═════ Provided material

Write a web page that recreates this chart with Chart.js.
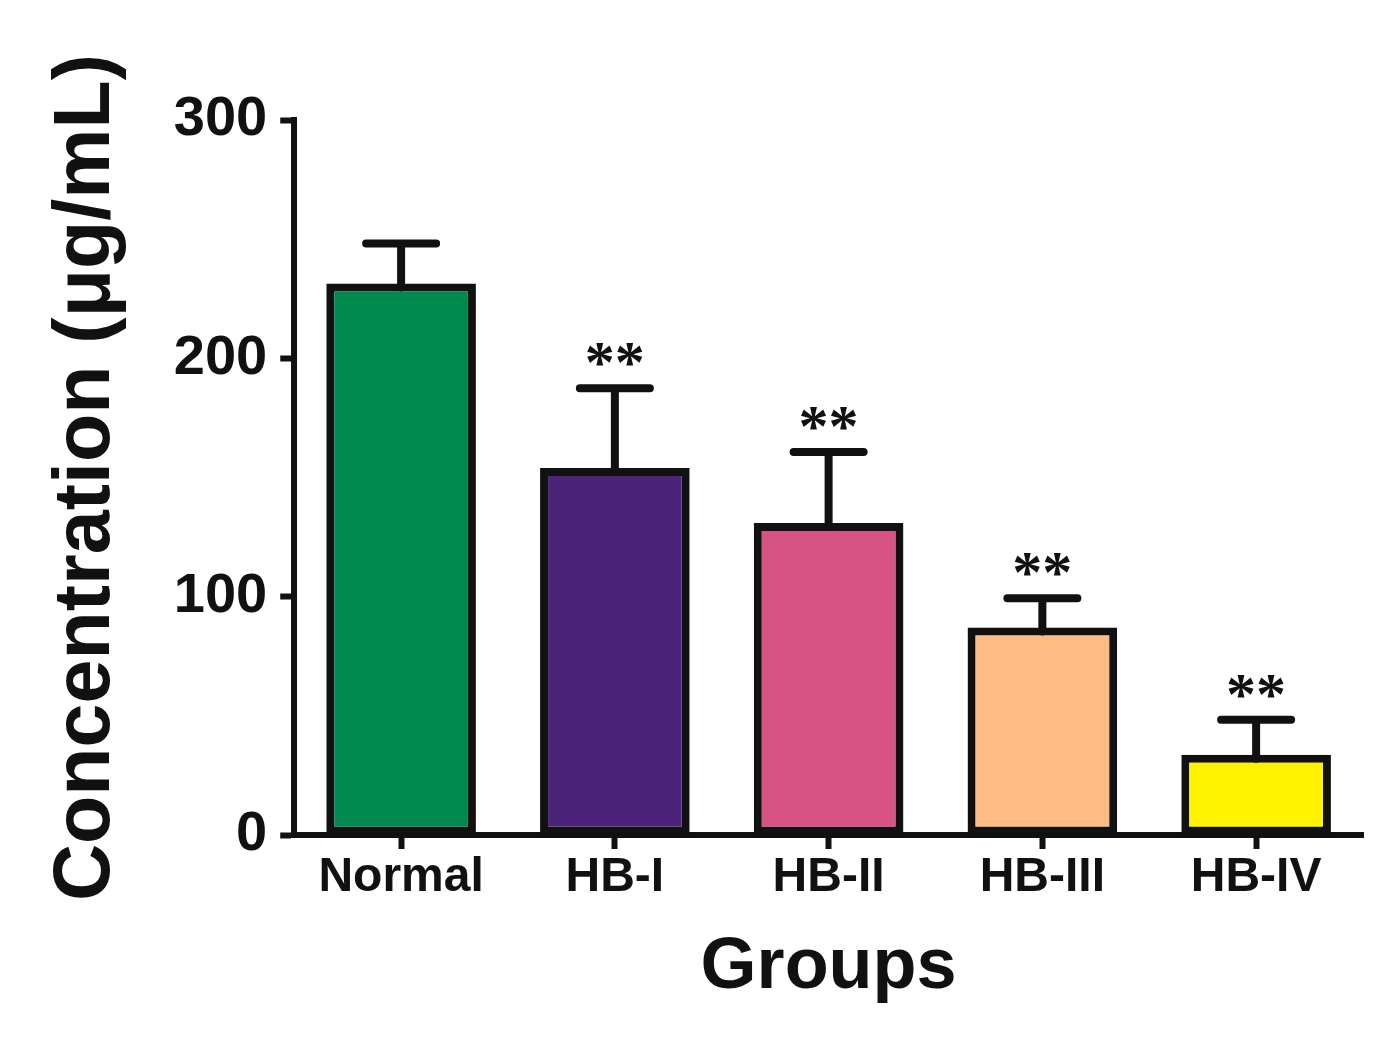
<!DOCTYPE html>
<html>
<head>
<meta charset="utf-8">
<script src="https://cdn.jsdelivr.net/npm/chart.js@4.4.1/dist/chart.umd.min.js"></script>
<style>
  html, body { margin: 0; padding: 0; background: #fff; }
  #wrap { width: 1381px; height: 1037px; }
</style>
</head>
<body>
<div id="wrap"><canvas id="chart" width="1381" height="1037"></canvas></div>
<script>
// ─── Data ───
const groups = ['Normal', 'HB-I', 'HB-II', 'HB-III', 'HB-IV'];
const means = [231.4, 154.0, 130.9, 87.1, 33.7];
const sds = [16.8, 33.4, 29.8, 12.2, 14.7];
const marks = ['', '**', '**', '**', '**'];
const barColors = ['#00894F', '#4B2479', '#D65383', '#FEBB84', '#FFF200'];
const yTicks = [0, 100, 200, 300];

const FONT = '"Liberation Sans", Arial, Helvetica, sans-serif';
const INK = '#111';

// ─── Error bars + significance stars ───
const errorBars = {
  id: 'errorBars',
  afterDatasetsDraw(chart) {
    const { ctx } = chart;
    const y = chart.scales.y;
    const meta = chart.getDatasetMeta(0);
    ctx.save();
    ctx.strokeStyle = INK;
    ctx.fillStyle = INK;
    ctx.lineWidth = 8;
    ctx.lineCap = 'round';
    meta.data.forEach((bar, i) => {
      const x = bar.x;
      const yTop = y.getPixelForValue(means[i] + sds[i]);
      const half = 35;
      ctx.beginPath();
      ctx.moveTo(x, bar.y + 4);
      ctx.lineTo(x, yTop);
      ctx.moveTo(x - half, yTop);
      ctx.lineTo(x + half, yTop);
      ctx.stroke();
      if (marks[i]) {
        ctx.font = 'bold 60px "Liberation Serif", "Times New Roman", serif';
        ctx.textAlign = 'center';
        ctx.textBaseline = 'alphabetic';
        ctx.fillText(marks[i], x, yTop - 6);
      }
    });
    ctx.restore();
  }
};

new Chart(document.getElementById('chart'), {
  type: 'bar',
  data: {
    labels: groups,
    datasets: [{
      data: means,
      backgroundColor: barColors,
      borderColor: INK,
      borderWidth: 8,
      borderSkipped: false,
      barPercentage: 0.7,
      categoryPercentage: 1
    }]
  },
  options: {
    responsive: false,
    animation: false,
    devicePixelRatio: 1,
    layout: { padding: { left: 6, right: 18, top: 120, bottom: 12 } },
    plugins: { legend: { display: false }, tooltip: { enabled: false } },
    scales: {
      x: {
        grid: { display: true, drawOnChartArea: false, offset: false, tickLength: 14, tickWidth: 6, tickColor: INK },
        border: { display: true, width: 6, color: INK },
        ticks: { color: INK, padding: 0, font: { family: FONT, size: 48, weight: 'bold' } },
        title: {
          display: true, text: 'Groups', color: INK,
          font: { family: FONT, size: 72, weight: 'bold' },
          padding: { top: 18, bottom: 14 }
        }
      },
      y: {
        min: 0,
        max: 300,
        afterBuildTicks: s => { s.ticks = yTicks.map(v => ({ value: v })); },
        grid: { display: true, drawOnChartArea: false, tickLength: 14, tickWidth: 6, tickColor: INK },
        border: { display: true, width: 6, color: INK },
        ticks: { color: INK, padding: 13, font: { family: FONT, size: 56, weight: 'bold' } },
        title: {
          display: true, text: 'Concentration (μg/mL)', color: INK,
          font: { family: FONT, size: 79, weight: 'bold' },
          padding: { top: 34, bottom: 26 }
        }
      }
    }
  },
  plugins: [errorBars]
});
</script>
</body>
</html>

══════════

**Written exercise**
Return all of the data exactly as written, and drop the pictures.

**Response below**
Write a web page that recreates this chart with Chart.js.
<!DOCTYPE html>
<html>
<head>
<meta charset="utf-8">
<script src="https://cdn.jsdelivr.net/npm/chart.js@4.4.1/dist/chart.umd.min.js"></script>
<style>
  html, body { margin: 0; padding: 0; background: #fff; }
  #wrap { width: 1381px; height: 1037px; }
</style>
</head>
<body>
<div id="wrap"><canvas id="chart" width="1381" height="1037"></canvas></div>
<script>
// ─── Data ───
const groups = ['Normal', 'HB-I', 'HB-II', 'HB-III', 'HB-IV'];
const means = [231.4, 154.0, 130.9, 87.1, 33.7];
const sds = [16.8, 33.4, 29.8, 12.2, 14.7];
const marks = ['', '**', '**', '**', '**'];
const barColors = ['#00894F', '#4B2479', '#D65383', '#FEBB84', '#FFF200'];
const yTicks = [0, 100, 200, 300];

const FONT = '"Liberation Sans", Arial, Helvetica, sans-serif';
const INK = '#111';

// ─── Error bars + significance stars ───
const errorBars = {
  id: 'errorBars',
  afterDatasetsDraw(chart) {
    const { ctx } = chart;
    const y = chart.scales.y;
    const meta = chart.getDatasetMeta(0);
    ctx.save();
    ctx.strokeStyle = INK;
    ctx.fillStyle = INK;
    ctx.lineWidth = 8;
    ctx.lineCap = 'round';
    meta.data.forEach((bar, i) => {
      const x = bar.x;
      const yTop = y.getPixelForValue(means[i] + sds[i]);
      const half = 35;
      ctx.beginPath();
      ctx.moveTo(x, bar.y + 4);
      ctx.lineTo(x, yTop);
      ctx.moveTo(x - half, yTop);
      ctx.lineTo(x + half, yTop);
      ctx.stroke();
      if (marks[i]) {
        ctx.font = 'bold 60px "Liberation Serif", "Times New Roman", serif';
        ctx.textAlign = 'center';
        ctx.textBaseline = 'alphabetic';
        ctx.fillText(marks[i], x, yTop - 6);
      }
    });
    ctx.restore();
  }
};

new Chart(document.getElementById('chart'), {
  type: 'bar',
  data: {
    labels: groups,
    datasets: [{
      data: means,
      backgroundColor: barColors,
      borderColor: INK,
      borderWidth: 8,
      borderSkipped: false,
      barPercentage: 0.7,
      categoryPercentage: 1
    }]
  },
  options: {
    responsive: false,
    animation: false,
    devicePixelRatio: 1,
    layout: { padding: { left: 6, right: 18, top: 120, bottom: 12 } },
    plugins: { legend: { display: false }, tooltip: { enabled: false } },
    scales: {
      x: {
        grid: { display: true, drawOnChartArea: false, offset: false, tickLength: 14, tickWidth: 6, tickColor: INK },
        border: { display: true, width: 6, color: INK },
        ticks: { color: INK, padding: 0, font: { family: FONT, size: 48, weight: 'bold' } },
        title: {
          display: true, text: 'Groups', color: INK,
          font: { family: FONT, size: 72, weight: 'bold' },
          padding: { top: 18, bottom: 14 }
        }
      },
      y: {
        min: 0,
        max: 300,
        afterBuildTicks: s => { s.ticks = yTicks.map(v => ({ value: v })); },
        grid: { display: true, drawOnChartArea: false, tickLength: 14, tickWidth: 6, tickColor: INK },
        border: { display: true, width: 6, color: INK },
        ticks: { color: INK, padding: 13, font: { family: FONT, size: 56, weight: 'bold' } },
        title: {
          display: true, text: 'Concentration (μg/mL)', color: INK,
          font: { family: FONT, size: 79, weight: 'bold' },
          padding: { top: 34, bottom: 26 }
        }
      }
    }
  },
  plugins: [errorBars]
});
</script>
</body>
</html>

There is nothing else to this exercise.